- _SET EXERCISE_
Your output must consist solely of the lines from the "Rebuild this chart" line through the "const y0 = height - margin.bottom;" line, exactly as written, without images.

Records with drawing code
▼▼▼
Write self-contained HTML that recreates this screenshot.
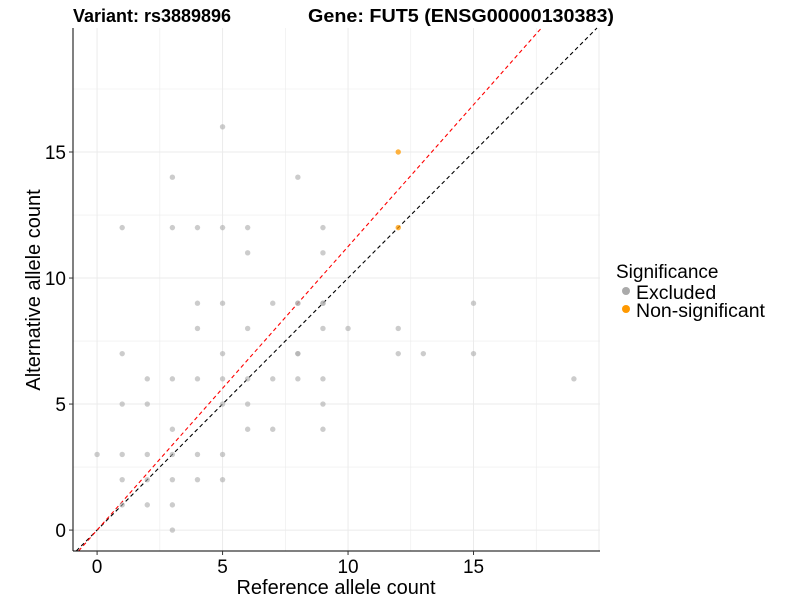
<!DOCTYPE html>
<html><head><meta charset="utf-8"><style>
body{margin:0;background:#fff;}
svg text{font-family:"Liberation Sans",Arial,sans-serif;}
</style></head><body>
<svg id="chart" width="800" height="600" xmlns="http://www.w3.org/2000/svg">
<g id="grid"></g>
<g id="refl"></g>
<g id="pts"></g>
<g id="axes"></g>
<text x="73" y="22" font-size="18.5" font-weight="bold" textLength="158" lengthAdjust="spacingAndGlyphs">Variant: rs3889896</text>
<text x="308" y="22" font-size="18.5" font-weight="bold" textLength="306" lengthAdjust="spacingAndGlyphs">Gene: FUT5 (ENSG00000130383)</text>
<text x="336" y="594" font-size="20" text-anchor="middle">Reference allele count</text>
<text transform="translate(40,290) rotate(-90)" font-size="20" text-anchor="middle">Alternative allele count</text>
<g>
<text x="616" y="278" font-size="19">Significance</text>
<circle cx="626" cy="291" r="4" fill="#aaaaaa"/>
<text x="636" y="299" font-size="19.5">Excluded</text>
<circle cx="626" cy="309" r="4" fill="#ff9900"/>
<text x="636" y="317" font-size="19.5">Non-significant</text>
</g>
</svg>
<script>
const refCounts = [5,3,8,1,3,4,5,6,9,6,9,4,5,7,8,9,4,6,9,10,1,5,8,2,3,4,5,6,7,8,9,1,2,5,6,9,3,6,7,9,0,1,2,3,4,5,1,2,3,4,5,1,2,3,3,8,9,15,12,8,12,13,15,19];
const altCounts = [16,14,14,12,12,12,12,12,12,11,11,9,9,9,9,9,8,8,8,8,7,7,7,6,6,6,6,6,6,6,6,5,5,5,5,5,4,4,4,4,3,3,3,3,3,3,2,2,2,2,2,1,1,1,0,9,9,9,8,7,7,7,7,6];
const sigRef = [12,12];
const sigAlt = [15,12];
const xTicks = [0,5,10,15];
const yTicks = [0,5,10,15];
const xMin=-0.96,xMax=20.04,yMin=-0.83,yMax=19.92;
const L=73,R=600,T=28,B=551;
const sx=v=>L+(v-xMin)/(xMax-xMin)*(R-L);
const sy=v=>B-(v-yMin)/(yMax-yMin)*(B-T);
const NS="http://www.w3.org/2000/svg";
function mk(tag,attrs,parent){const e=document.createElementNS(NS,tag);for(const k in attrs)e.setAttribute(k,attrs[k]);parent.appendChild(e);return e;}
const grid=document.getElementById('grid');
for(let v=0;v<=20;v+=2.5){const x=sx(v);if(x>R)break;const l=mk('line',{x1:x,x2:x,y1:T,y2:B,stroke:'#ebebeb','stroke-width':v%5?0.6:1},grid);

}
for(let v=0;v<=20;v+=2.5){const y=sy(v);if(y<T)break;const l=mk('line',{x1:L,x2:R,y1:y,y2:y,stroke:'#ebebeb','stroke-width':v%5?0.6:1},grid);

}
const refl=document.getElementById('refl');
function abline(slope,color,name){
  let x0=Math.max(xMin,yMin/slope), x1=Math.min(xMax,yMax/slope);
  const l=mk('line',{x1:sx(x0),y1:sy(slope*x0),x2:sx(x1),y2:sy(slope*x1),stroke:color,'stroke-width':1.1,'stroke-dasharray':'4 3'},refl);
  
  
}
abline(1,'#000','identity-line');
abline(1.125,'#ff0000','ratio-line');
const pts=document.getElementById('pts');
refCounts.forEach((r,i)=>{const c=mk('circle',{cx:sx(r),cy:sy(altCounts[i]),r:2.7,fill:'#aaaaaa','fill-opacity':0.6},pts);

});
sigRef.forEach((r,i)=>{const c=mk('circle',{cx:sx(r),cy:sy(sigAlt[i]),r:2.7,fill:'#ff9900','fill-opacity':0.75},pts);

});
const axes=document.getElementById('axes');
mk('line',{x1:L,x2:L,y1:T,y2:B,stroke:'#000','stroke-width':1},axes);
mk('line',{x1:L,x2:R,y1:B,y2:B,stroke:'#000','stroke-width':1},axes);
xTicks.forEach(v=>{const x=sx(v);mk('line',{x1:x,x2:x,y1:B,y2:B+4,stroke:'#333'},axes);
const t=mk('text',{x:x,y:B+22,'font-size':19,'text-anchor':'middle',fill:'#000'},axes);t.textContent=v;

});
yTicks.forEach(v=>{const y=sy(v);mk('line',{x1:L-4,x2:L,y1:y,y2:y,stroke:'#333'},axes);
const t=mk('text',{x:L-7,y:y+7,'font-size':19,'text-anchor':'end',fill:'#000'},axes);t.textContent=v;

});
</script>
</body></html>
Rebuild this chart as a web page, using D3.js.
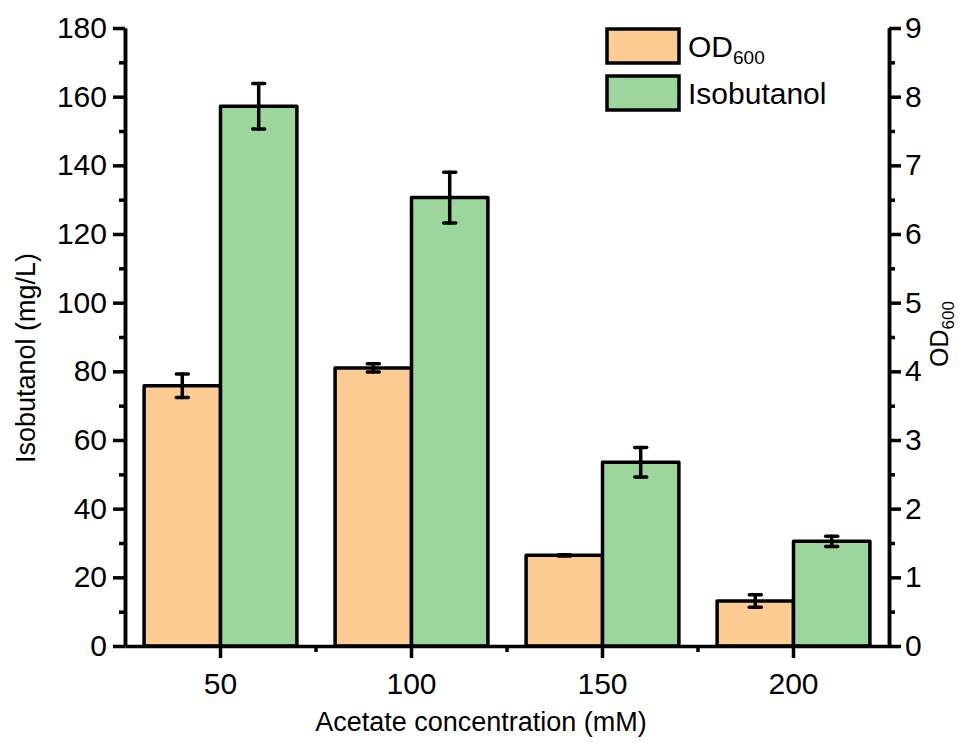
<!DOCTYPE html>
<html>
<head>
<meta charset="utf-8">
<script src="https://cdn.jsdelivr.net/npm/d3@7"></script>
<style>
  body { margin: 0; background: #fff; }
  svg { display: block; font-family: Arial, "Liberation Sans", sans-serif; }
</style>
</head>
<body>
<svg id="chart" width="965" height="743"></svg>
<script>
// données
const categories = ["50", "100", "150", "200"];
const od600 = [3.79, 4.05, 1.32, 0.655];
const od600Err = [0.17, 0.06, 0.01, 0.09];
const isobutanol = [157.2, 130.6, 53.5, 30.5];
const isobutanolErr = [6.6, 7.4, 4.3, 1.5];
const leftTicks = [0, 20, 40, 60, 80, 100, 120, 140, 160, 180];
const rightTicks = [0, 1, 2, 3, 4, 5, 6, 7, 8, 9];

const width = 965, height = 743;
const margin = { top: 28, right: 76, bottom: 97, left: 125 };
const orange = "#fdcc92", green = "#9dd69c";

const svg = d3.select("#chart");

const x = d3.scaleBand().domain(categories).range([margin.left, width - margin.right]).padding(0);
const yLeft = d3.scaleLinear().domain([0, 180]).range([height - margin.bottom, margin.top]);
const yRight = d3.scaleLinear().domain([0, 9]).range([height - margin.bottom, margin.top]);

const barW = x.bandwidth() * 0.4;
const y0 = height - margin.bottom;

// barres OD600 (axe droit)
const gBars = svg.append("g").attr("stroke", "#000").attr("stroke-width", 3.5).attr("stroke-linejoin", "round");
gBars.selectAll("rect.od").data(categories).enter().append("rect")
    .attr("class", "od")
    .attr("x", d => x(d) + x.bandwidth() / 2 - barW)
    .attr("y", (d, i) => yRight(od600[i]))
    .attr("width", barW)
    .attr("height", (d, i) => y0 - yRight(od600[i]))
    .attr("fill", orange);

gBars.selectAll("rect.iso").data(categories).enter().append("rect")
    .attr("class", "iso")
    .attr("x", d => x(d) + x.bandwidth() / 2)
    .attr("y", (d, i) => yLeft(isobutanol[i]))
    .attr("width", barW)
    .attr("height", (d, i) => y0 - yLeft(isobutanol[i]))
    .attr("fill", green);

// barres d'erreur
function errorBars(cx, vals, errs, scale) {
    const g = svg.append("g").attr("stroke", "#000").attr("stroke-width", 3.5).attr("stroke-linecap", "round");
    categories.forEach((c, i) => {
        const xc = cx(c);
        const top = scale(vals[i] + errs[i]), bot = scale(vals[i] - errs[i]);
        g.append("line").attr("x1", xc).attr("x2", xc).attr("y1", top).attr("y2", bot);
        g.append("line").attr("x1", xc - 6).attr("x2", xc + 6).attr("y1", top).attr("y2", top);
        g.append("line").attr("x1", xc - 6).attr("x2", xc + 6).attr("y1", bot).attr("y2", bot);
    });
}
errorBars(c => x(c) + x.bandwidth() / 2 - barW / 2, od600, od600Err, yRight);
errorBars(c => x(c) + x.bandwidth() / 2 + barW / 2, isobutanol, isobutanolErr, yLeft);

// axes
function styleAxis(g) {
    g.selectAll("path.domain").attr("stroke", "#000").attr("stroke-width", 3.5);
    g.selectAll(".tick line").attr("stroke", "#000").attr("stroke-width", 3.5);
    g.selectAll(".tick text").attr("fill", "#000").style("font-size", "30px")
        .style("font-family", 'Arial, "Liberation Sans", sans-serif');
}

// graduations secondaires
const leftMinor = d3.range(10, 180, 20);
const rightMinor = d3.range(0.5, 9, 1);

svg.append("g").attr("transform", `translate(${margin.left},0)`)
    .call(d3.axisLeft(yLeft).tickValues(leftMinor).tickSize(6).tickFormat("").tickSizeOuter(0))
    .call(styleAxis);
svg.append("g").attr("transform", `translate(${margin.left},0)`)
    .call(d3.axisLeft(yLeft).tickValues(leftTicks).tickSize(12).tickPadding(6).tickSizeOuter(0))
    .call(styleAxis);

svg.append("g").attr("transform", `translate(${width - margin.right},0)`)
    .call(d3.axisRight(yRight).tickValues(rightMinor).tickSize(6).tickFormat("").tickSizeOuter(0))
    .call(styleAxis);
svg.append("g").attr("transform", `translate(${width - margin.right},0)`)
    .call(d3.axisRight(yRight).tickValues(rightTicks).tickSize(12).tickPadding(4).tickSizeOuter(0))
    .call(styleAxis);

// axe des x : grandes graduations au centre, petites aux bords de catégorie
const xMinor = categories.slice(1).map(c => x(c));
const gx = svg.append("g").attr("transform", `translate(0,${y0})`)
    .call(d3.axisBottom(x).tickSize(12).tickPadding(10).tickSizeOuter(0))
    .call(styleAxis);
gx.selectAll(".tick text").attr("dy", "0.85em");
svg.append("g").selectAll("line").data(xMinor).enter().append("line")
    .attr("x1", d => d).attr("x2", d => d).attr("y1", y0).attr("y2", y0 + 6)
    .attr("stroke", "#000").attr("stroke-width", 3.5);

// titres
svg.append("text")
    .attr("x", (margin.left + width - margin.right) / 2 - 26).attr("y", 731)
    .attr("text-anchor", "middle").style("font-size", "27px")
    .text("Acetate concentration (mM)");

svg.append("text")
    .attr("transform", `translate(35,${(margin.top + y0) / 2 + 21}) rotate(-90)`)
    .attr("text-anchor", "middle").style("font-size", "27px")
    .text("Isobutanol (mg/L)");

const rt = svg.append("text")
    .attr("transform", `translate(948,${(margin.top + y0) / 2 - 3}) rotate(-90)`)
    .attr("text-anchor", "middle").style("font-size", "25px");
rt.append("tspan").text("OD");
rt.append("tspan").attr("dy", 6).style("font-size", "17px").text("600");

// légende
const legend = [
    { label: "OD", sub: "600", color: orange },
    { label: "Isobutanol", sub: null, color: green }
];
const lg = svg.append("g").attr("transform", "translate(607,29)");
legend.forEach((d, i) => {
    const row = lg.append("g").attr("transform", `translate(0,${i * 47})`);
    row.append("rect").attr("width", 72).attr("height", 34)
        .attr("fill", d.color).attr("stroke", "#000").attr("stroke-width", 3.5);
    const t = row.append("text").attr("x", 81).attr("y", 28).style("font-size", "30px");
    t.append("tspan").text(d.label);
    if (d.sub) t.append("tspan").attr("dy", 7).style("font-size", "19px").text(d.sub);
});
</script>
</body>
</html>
▲▲▲
- _FINISHED TASK_
Rebuild this chart as a web page, using D3.js.
<!DOCTYPE html>
<html>
<head>
<meta charset="utf-8">
<script src="https://cdn.jsdelivr.net/npm/d3@7"></script>
<style>
  body { margin: 0; background: #fff; }
  svg { display: block; font-family: Arial, "Liberation Sans", sans-serif; }
</style>
</head>
<body>
<svg id="chart" width="965" height="743"></svg>
<script>
// données
const categories = ["50", "100", "150", "200"];
const od600 = [3.79, 4.05, 1.32, 0.655];
const od600Err = [0.17, 0.06, 0.01, 0.09];
const isobutanol = [157.2, 130.6, 53.5, 30.5];
const isobutanolErr = [6.6, 7.4, 4.3, 1.5];
const leftTicks = [0, 20, 40, 60, 80, 100, 120, 140, 160, 180];
const rightTicks = [0, 1, 2, 3, 4, 5, 6, 7, 8, 9];

const width = 965, height = 743;
const margin = { top: 28, right: 76, bottom: 97, left: 125 };
const orange = "#fdcc92", green = "#9dd69c";

const svg = d3.select("#chart");

const x = d3.scaleBand().domain(categories).range([margin.left, width - margin.right]).padding(0);
const yLeft = d3.scaleLinear().domain([0, 180]).range([height - margin.bottom, margin.top]);
const yRight = d3.scaleLinear().domain([0, 9]).range([height - margin.bottom, margin.top]);

const barW = x.bandwidth() * 0.4;
const y0 = height - margin.bottom;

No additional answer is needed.